▶ Exercise goal: Reproduce exactly, and only, the lines of the material below running from the line bearing "Output the web" through the line bearing "29, 2, 1, 1];". Leave any pictures out.

▶ Given data:
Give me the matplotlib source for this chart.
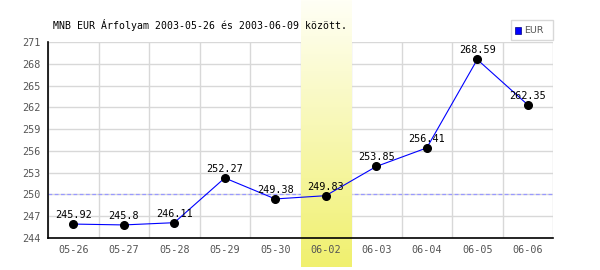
import numpy as np
import matplotlib.pyplot as plt

dates = ['05-26', '05-27', '05-28', '05-29', '05-30', '06-02', '06-03', '06-04', '06-05', '06-06']
rates = [245.92, 245.8, 246.11, 252.27, 249.38, 249.83, 253.85, 256.41, 268.59, 262.35]
yticks = [244, 247, 250, 253, 256, 259, 262, 265, 268, 271]
ref_level = 250
highlight = '06-02'
title = 'MNB EUR Árfolyam 2003-05-26 és 2003-06-09 között.'

mono = 'DejaVu Sans Mono'

fig = plt.figure(figsize=(6, 2.7), dpi=100)
ax = fig.add_axes([48 / 600, 32 / 270, 505 / 600, 196 / 270])

x = np.arange(len(dates))

# grid: vertical lines at category borders, horizontal at ticks
for b in np.arange(len(dates) + 1) - 0.5:
    ax.axvline(b, color='#d8d8d8', lw=1, zorder=0)
for t in yticks:
    ax.axhline(t, color='#d8d8d8', lw=1, zorder=0)

ax.axhline(ref_level, color='#9999ff', lw=0.9, ls=(0, (3, 2)), zorder=1)

# highlighted day, gradient band running past the axes
hi = dates.index(highlight)
grad = np.linspace(0, 1, 256).reshape(-1, 1)
top = np.array([255, 255, 246]) / 255
bot = np.array([240, 240, 110]) / 255
img = top + (bot - top) * grad[:, :, None]
ax.imshow(img, extent=(hi - 0.5, hi + 0.5, -29 / 196, 238 / 196), aspect='auto',
          transform=ax.get_xaxis_transform(), clip_on=False, zorder=1.5,
          interpolation='bilinear')

ax.plot(x, rates, color='#0000ff', lw=0.8, zorder=3)
ax.plot(x, rates, 'o', color='black', ms=5.5, zorder=4)
for xi, v in zip(x, rates):
    ax.annotate(f'{v:g}', (xi, v), xytext=(0, 3), textcoords='offset points',
                ha='center', va='bottom', fontsize=7.3, family=mono, zorder=5)

ax.set_xlim(-0.5, len(dates) - 0.5)
ax.set_ylim(yticks[0], yticks[-1])
ax.set_xticks(x)
ax.set_xticklabels(dates, family=mono, fontsize=7.3, color='#555555')
ax.set_yticks(yticks)
ax.set_yticklabels([str(t) for t in yticks], family=mono, fontsize=7.3, color='#555555')
ax.tick_params(length=0, pad=5)
ax.set_facecolor('none')
for s in ['top', 'right']:
    ax.spines[s].set_visible(False)
for s in ['left', 'bottom']:
    ax.spines[s].set_color('black')
    ax.spines[s].set_linewidth(1.2)
    ax.spines[s].set_zorder(6)

fig.text(53 / 600, 1 - 25 / 270, title, family=mono, fontsize=7.1, va='center', ha='left')

# legend box
fig.patches.append(plt.Rectangle((511 / 600, 1 - 40 / 270), 42 / 600, 20 / 270,
                                 transform=fig.transFigure, fc='white', ec='#d8d8d8', lw=1))
fig.patches.append(plt.Rectangle((515 / 600, 1 - 33.5 / 270), 6 / 600, 6 / 270,
                                 transform=fig.transFigure, fc='#0000ff', ec='#000080', lw=0.5))
fig.text(524 / 600, 1 - 30.5 / 270, 'EUR', fontsize=6.8, color='#555555', va='center', ha='left')

fig.savefig('out.png', dpi=100)
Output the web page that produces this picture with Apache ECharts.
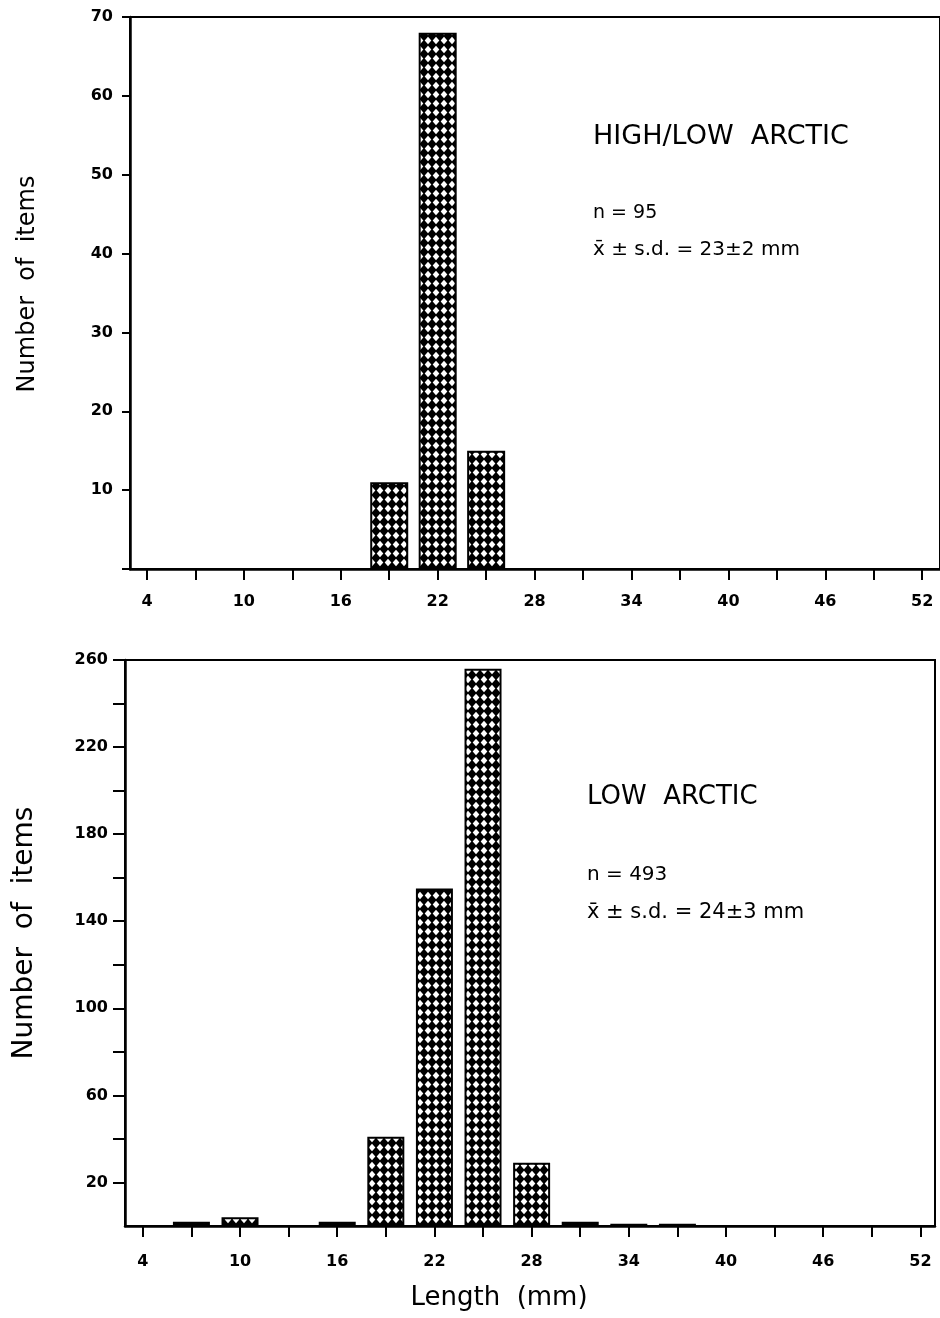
<!DOCTYPE html>
<html>
<head>
<meta charset="utf-8">
<script src="https://cdn.jsdelivr.net/npm/echarts@6/dist/echarts.min.js"></script>
<style>
  html, body { margin: 0; padding: 0; background: #fff; }
  #chart { width: 940px; height: 1318px; }
</style>
</head>
<body>
<div id="chart"></div>
<script>
// length classes (mm) and counts
var topLengths = [19, 22, 25];
var topCounts = [11, 68, 15];
var bottomLengths = [7, 10, 16, 19, 22, 25, 28, 31, 34, 37];
var bottomCounts = [2, 4, 2, 41, 155, 256, 29, 2, 1, 1];

// ticks and tick labels
var xTicks = [4, 7, 10, 13, 16, 19, 22, 25, 28, 31, 34, 37, 40, 43, 46, 49, 52];
var xLabels = [4, 10, 16, 22, 28, 34, 40, 46, 52];
var topYLabels = [10, 20, 30, 40, 50, 60, 70];
var bottomYTicks = [20, 40, 60, 80, 100, 120, 140, 160, 180, 200, 220, 240, 260];
var bottomYLabels = [20, 60, 100, 140, 180, 220, 260];

// cross-hatch fill, black mesh with white diamonds
function hatch() {
	var c = document.createElement('canvas');
	c.width = 8; c.height = 9;
	var g = c.getContext('2d');
	g.fillStyle = '#000';
	g.fillRect(0, 0, 8, 9);
	g.fillStyle = '#fff';
	g.beginPath();
	g.moveTo(4, 0.7);
	g.lineTo(7.3, 4.5);
	g.lineTo(4, 8.3);
	g.lineTo(0.7, 4.5);
	g.closePath();
	g.fill();
	return c;
}
var pattern = { image: hatch(), repeat: 'repeat' };

function pairs(xs, ys) {
	var out = [];
	for (var i = 0; i < xs.length; i++) { out.push([xs[i], ys[i]]); }
	return out;
}

var lblFont = { color: '#000', fontFamily: 'DejaVu Sans', fontWeight: 'bold', fontSize: 16 };

function xAxisFor(idx, min, max, margin) {
	return {
		gridIndex: idx, type: 'value', min: min, max: max,
		axisLine: { show: true, onZero: false, lineStyle: { color: '#000', width: 2.5 } },
		axisTick: { show: true, customValues: xTicks, length: 11, lineStyle: { color: '#000', width: 2 } },
		axisLabel: Object.assign({ customValues: xLabels, margin: margin }, lblFont),
		splitLine: { show: false }
	};
}

var myChart = echarts.init(document.getElementById('chart'));
var option = {
	animation: false,
	backgroundColor: '#fff',
	grid: [
		{ left: 130, top: 17, width: 810, height: 552, show: true, borderColor: '#000', borderWidth: 2, backgroundColor: 'transparent' },
		{ left: 125, top: 660, width: 810, height: 566, show: true, borderColor: '#000', borderWidth: 2, backgroundColor: 'transparent' }
	],
	xAxis: [
		xAxisFor(0, 2.95, 53.1, 25),
		xAxisFor(1, 2.9, 52.9, 28)
	],
	yAxis: [
		{
			gridIndex: 0, type: 'value', min: 0, max: 70, interval: 10,
			axisLine: { show: true, lineStyle: { color: '#000', width: 2.5 } },
			axisTick: { show: true, length: 8, lineStyle: { color: '#000', width: 2 } },
			axisLabel: Object.assign({ customValues: topYLabels, margin: 17 }, lblFont),
			splitLine: { show: false }
		},
		{
			gridIndex: 1, type: 'value', min: 0, max: 260,
			axisLine: { show: true, lineStyle: { color: '#000', width: 2.5 } },
			axisTick: { show: true, customValues: bottomYTicks, length: 12, lineStyle: { color: '#000', width: 2 } },
			axisLabel: Object.assign({ customValues: bottomYLabels, margin: 17 }, lblFont),
			splitLine: { show: false }
		}
	],
	series: [
		{
			type: 'bar', xAxisIndex: 0, yAxisIndex: 0, barWidth: 38,
			data: pairs(topLengths, topCounts),
			itemStyle: { color: pattern, borderColor: '#000', borderWidth: 2 }
		},
		{
			type: 'bar', xAxisIndex: 1, yAxisIndex: 1, barWidth: 37,
			data: pairs(bottomLengths, bottomCounts),
			itemStyle: { color: pattern, borderColor: '#000', borderWidth: 2 }
		}
	],
	graphic: [
		{ type: 'text', x: 28, y: 284, rotation: Math.PI / 2, style: { text: 'Number  of  items', font: '24px "DejaVu Sans"', fill: '#000', align: 'center', verticalAlign: 'middle' } },
		{ type: 'text', x: 25, y: 933, rotation: Math.PI / 2, style: { text: 'Number  of  items', font: '28px "DejaVu Sans"', fill: '#000', align: 'center', verticalAlign: 'middle' } },
		{ type: 'text', x: 593, y: 137, style: { text: 'HIGH/LOW  ARCTIC', font: '27px "DejaVu Sans"', fill: '#000', verticalAlign: 'middle' } },
		{ type: 'text', x: 593, y: 213, style: { text: 'n = 95', font: '19px "DejaVu Sans"', fill: '#000', verticalAlign: 'middle' } },
		{ type: 'text', x: 593, y: 250, style: { text: 'x\u0304 \u00b1 s.d. = 23\u00b12 mm', font: '20px "DejaVu Sans"', fill: '#000', verticalAlign: 'middle' } },
		{ type: 'text', x: 587, y: 797, style: { text: 'LOW  ARCTIC', font: '26px "DejaVu Sans"', fill: '#000', verticalAlign: 'middle' } },
		{ type: 'text', x: 587, y: 875, style: { text: 'n = 493', font: '20px "DejaVu Sans"', fill: '#000', verticalAlign: 'middle' } },
		{ type: 'text', x: 587, y: 913, style: { text: 'x\u0304 \u00b1 s.d. = 24\u00b13 mm', font: '21px "DejaVu Sans"', fill: '#000', verticalAlign: 'middle' } },
		{ type: 'text', x: 499, y: 1298, style: { text: 'Length  (mm)', font: '26px "DejaVu Sans"', fill: '#000', align: 'center', verticalAlign: 'middle' } }
	]
};
myChart.setOption(option);
</script>
</body>
</html>
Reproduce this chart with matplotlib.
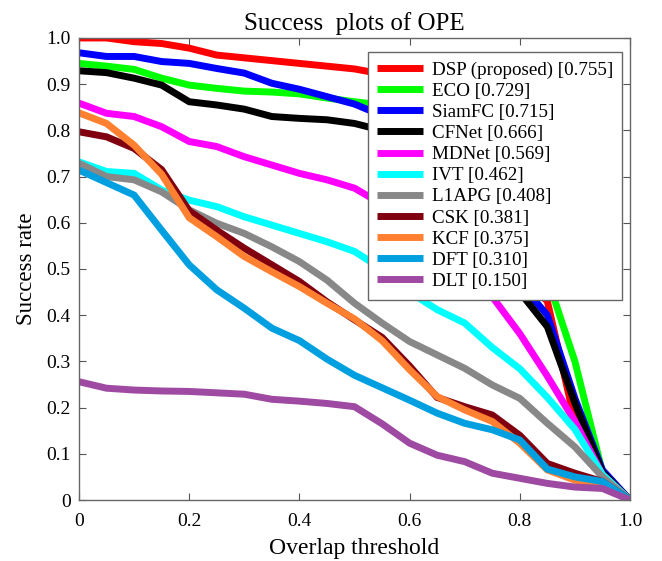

▶ Result:
Output the web page that produces this picture with Apache ECharts.
<!DOCTYPE html>
<html>
<head>
<meta charset="utf-8">
<script src="https://cdn.jsdelivr.net/npm/echarts@6/dist/echarts.min.js"></script>
<style>
  html, body { margin: 0; padding: 0; background: #fff; }
  #chart { width: 940px; height: 1318px; }
</style>
</head>
<body>
<div id="chart"></div>
<script>
// length classes (mm) and counts
var topLengths = [19, 22, 25];
var topCounts = [11, 68, 15];
var bottomLengths = [7, 10, 16, 19, 22, 25, 28, 31, 34, 37];
var bottomCounts = [2, 4, 2, 41, 155, 256, 29, 2, 1, 1];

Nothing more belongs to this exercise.